How Much Russian Exposure is in Your Hedge Fund
Using MPI’s Dynamic Style Analysis (DSA), we analyzed 600 equity hedge funds to assess their exposure to Russian equities
A recent Financial Times article (Russia-focused hedge fund takes stock after ‘inconceivable’ Ukraine invasion) highlights a family of funds managed by Firebird Management and known to have some of the largest holdings in Russian stocks.
“Few are more exposed,” the authors note. But they have company: foreign investors currently hold $86bn in Russian equities, and the true exposures may go beyond that due to the interdependencies of outside firms on Russian companies.
Now is the time for fund managers (and other investors) to understand their true exposures to the Russian market; when (and if) it reopens fully, there will be no shortage of sellers and bargain hunters in the mix. This is where fund analysis (via regression against a broad set of market indices) can be a cost-efficient but impactful method of analyzing investments – especially since you don’t need access to the fund positions themselves to credibly assess funds’ exposures.

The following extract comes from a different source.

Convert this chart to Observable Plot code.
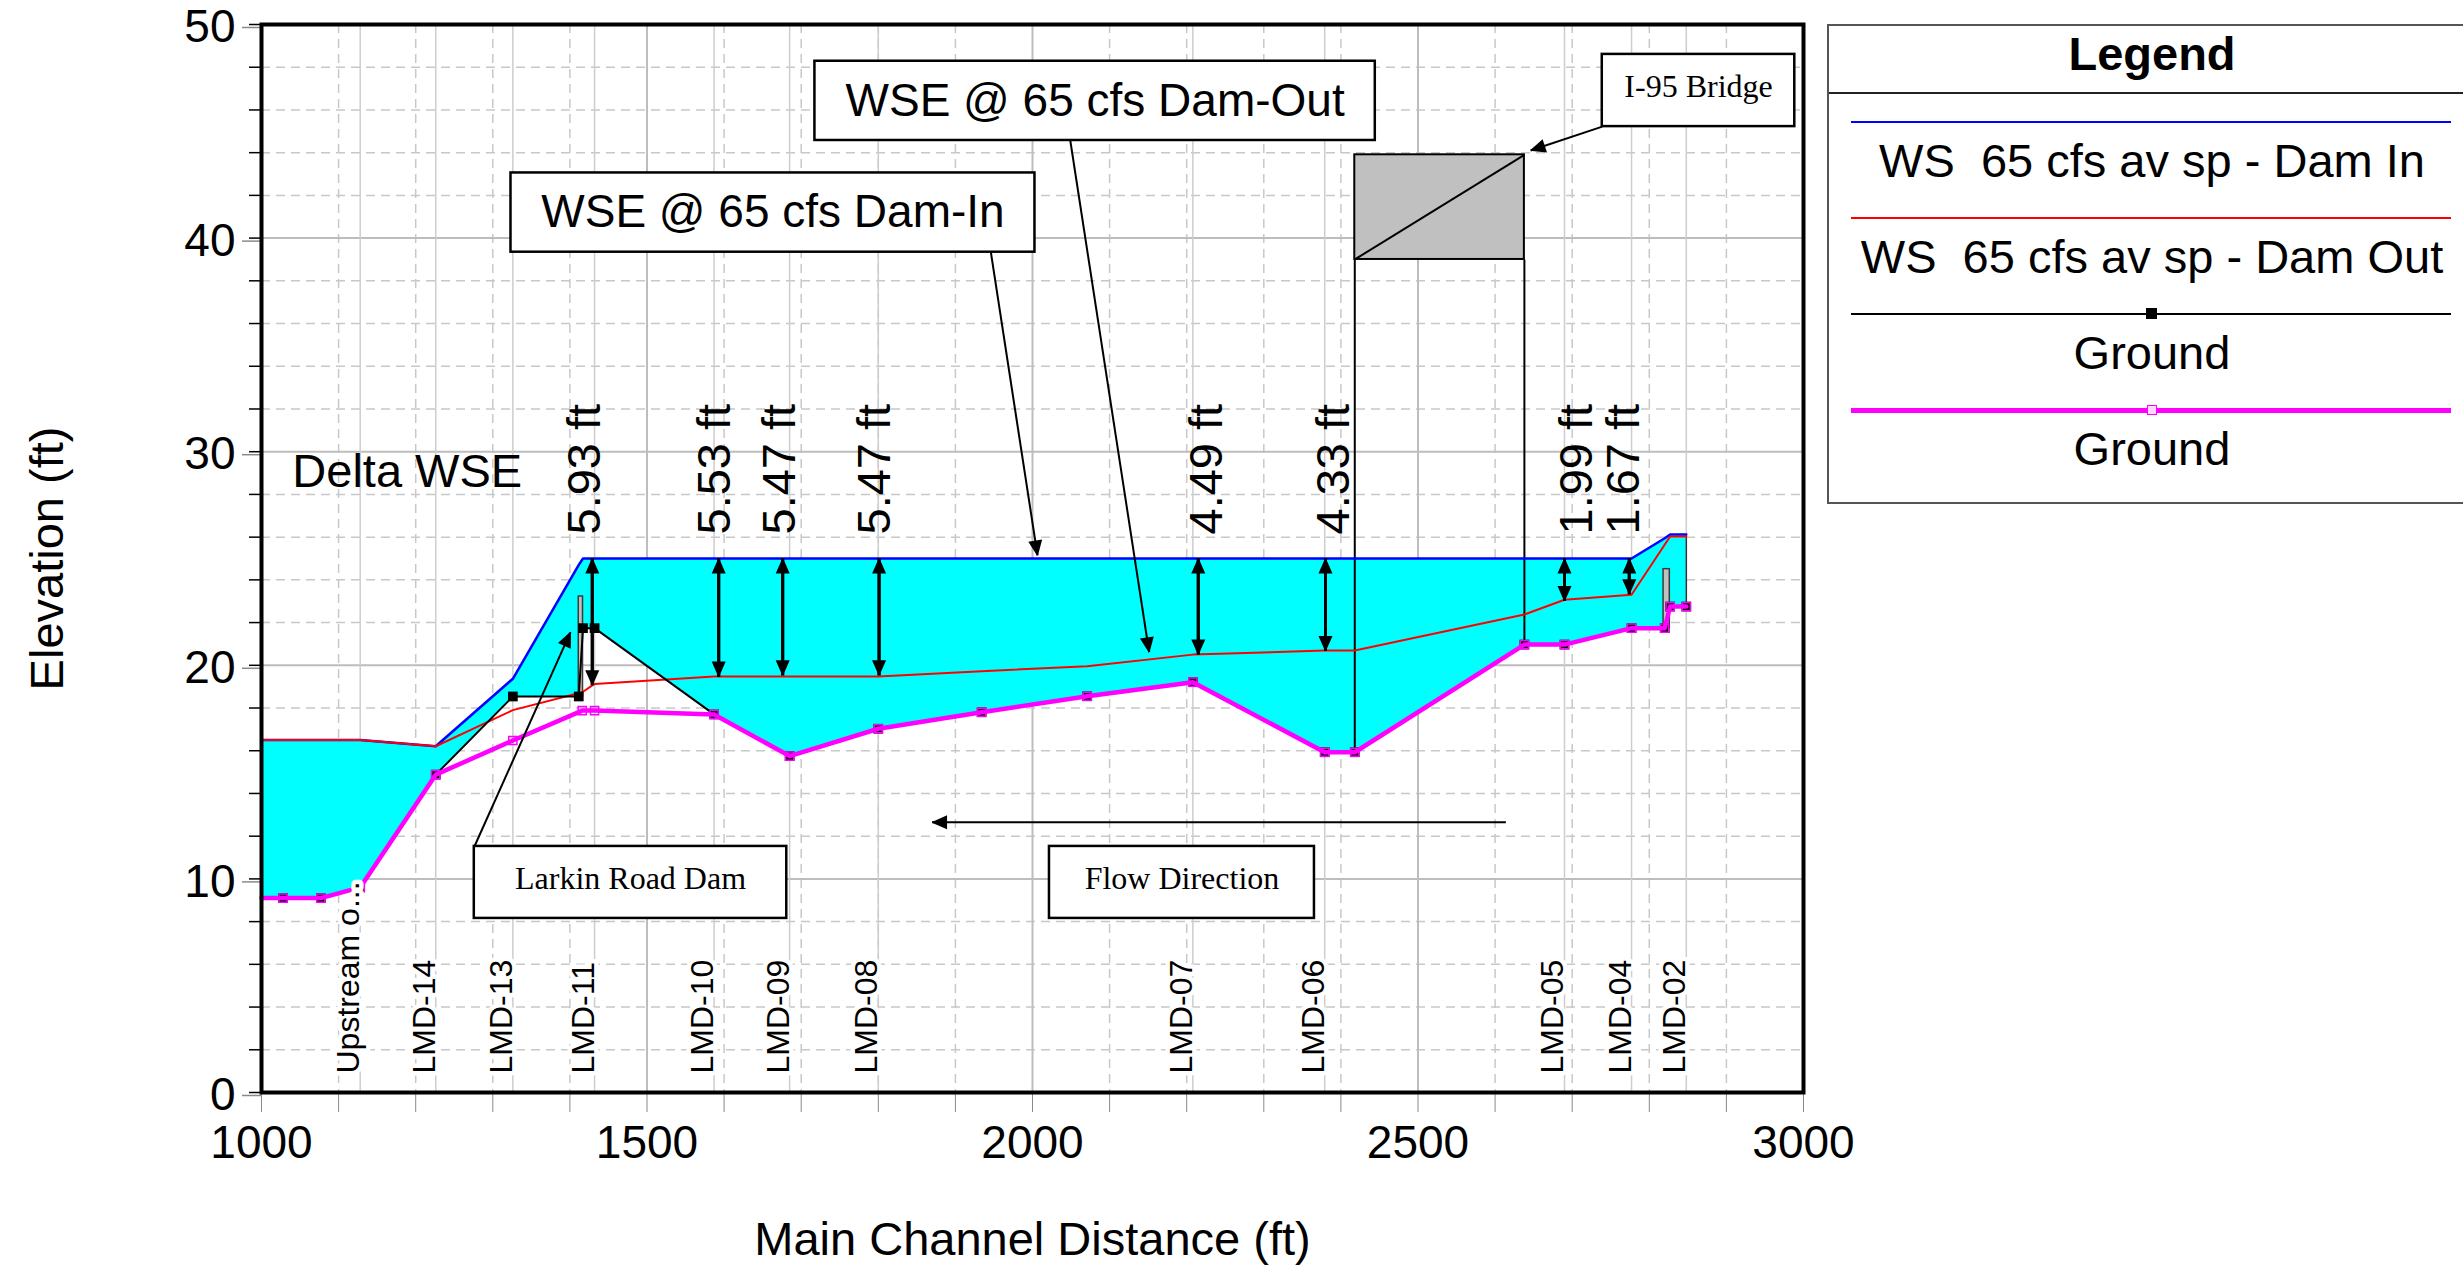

Using MPI’s Dynamic Style Analysis (DSA), we analyzed approximately 600 equity hedge funds in HFR against global equity indices including FTSE Russia and FTSE EM ex Russia through January 2022. In the chart below, we show the funds’ latest exposures to FTSE Russia (determined by DSA) along the X-axis and the fund’s log-AUM on the Y-axis.
The results in the chart above confirm that all three Firebird hedge funds appear to have some of the largest exposures, right below the 50% thresh-hold. However, we see at least three funds with significantly higher exposure than Firebird’s. One of them – PARVEST Equity Russia from BNP Paribas – appears to have a more than 60% exposure to Russian equities…and more assets than all three Firebird funds combined.
So, how much Russian exposure is in your portfolio?